Los prelados acudieron entonces a Inocencio IV (1245), quien, accediendo a su demanda, relevó a los portugueses de toda obediencia a su rey, usando centra él los más violentos términos.

La decisión del Papa produjo inmediato efecto; las Cortes declararon destronado a Sancho II, quien se vio obligado a refugiarse en Toledo, abandonado de su mujer, la cual se retiró a Galicia; y fue proclamado en su lugar su hermano Alfonso III (1246).

A pesar de haber prestado el nuevo rey juramento de gobernar bien el reino, frente al legado pontificio presente en las Cortes, no escapó de las iras de la Santa Sede. Estaba casado el monarca con Matilde, condesa de Bolonia, y a pesar de los sagrados lazos que con ella había contraído, se atrevió a tomar por mujer a otra, Beatriz de Guzmán, hija de Alfonso X de Castilla, el Sabio. Requerido por el Papa a que se separara inmediatamente de ésta, y como se negara a obedecer, quedó intimada contra él la excomunión.

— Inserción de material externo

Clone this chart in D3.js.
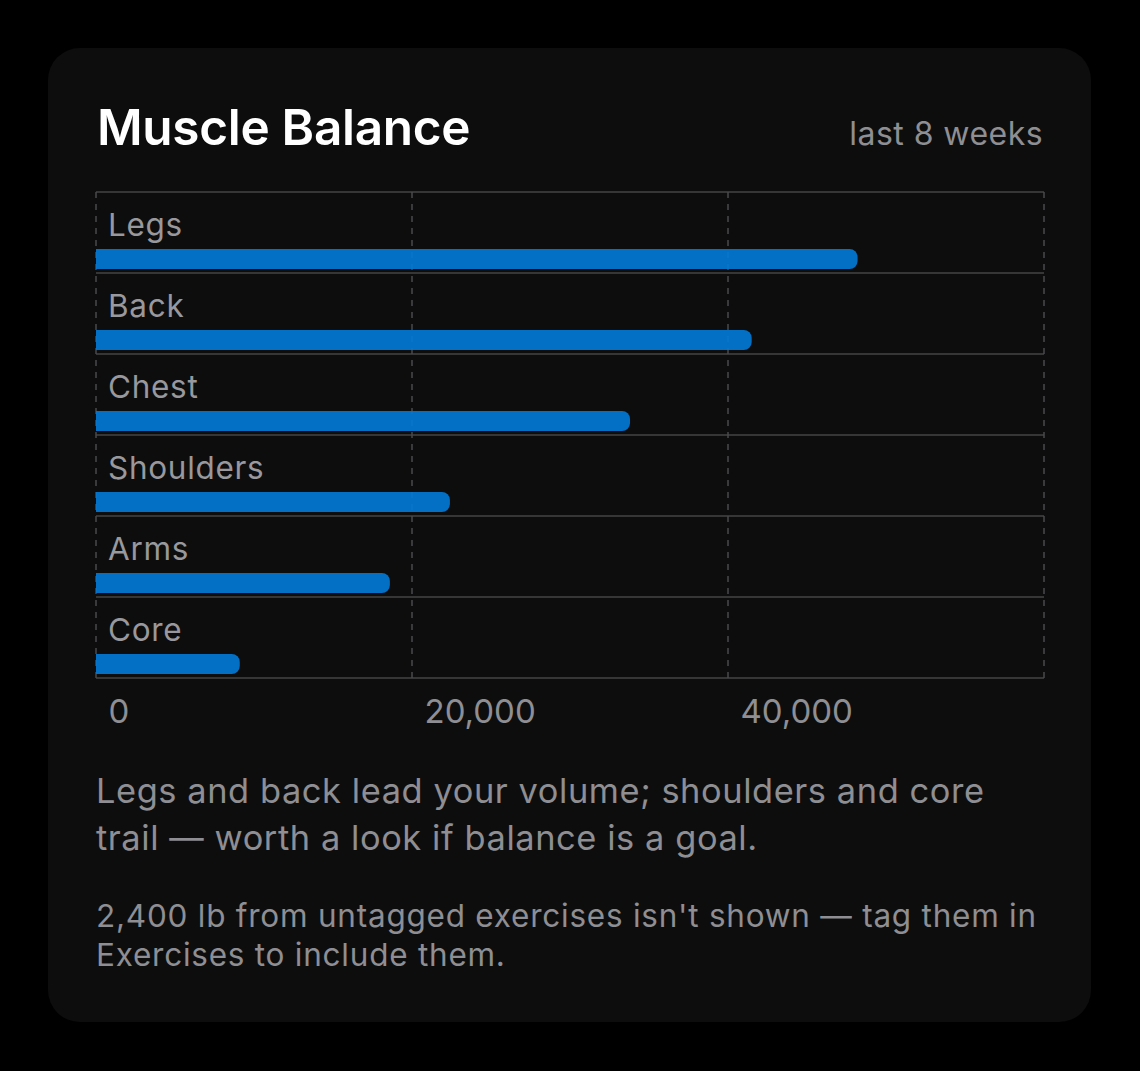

Cuando falleció, sin sucesión, Matilde, en 1262, levantóle el papa Urbano IV el entredicho a Alfonso II y ordenó que fuesen tenidos por legítimos los hijos habidos de la castellana.

Es de creer que influiría no poco en la decisión pontificia el rey D. Alfonso el Sabio, quien profesaba el más entrañable afecto a su nieto D. Dionisio, primogénito de Alfonso III, y a tal extremo llegó en su cariño que cedió a su yerno el reinado del Algarve, para sí y sus sucesores.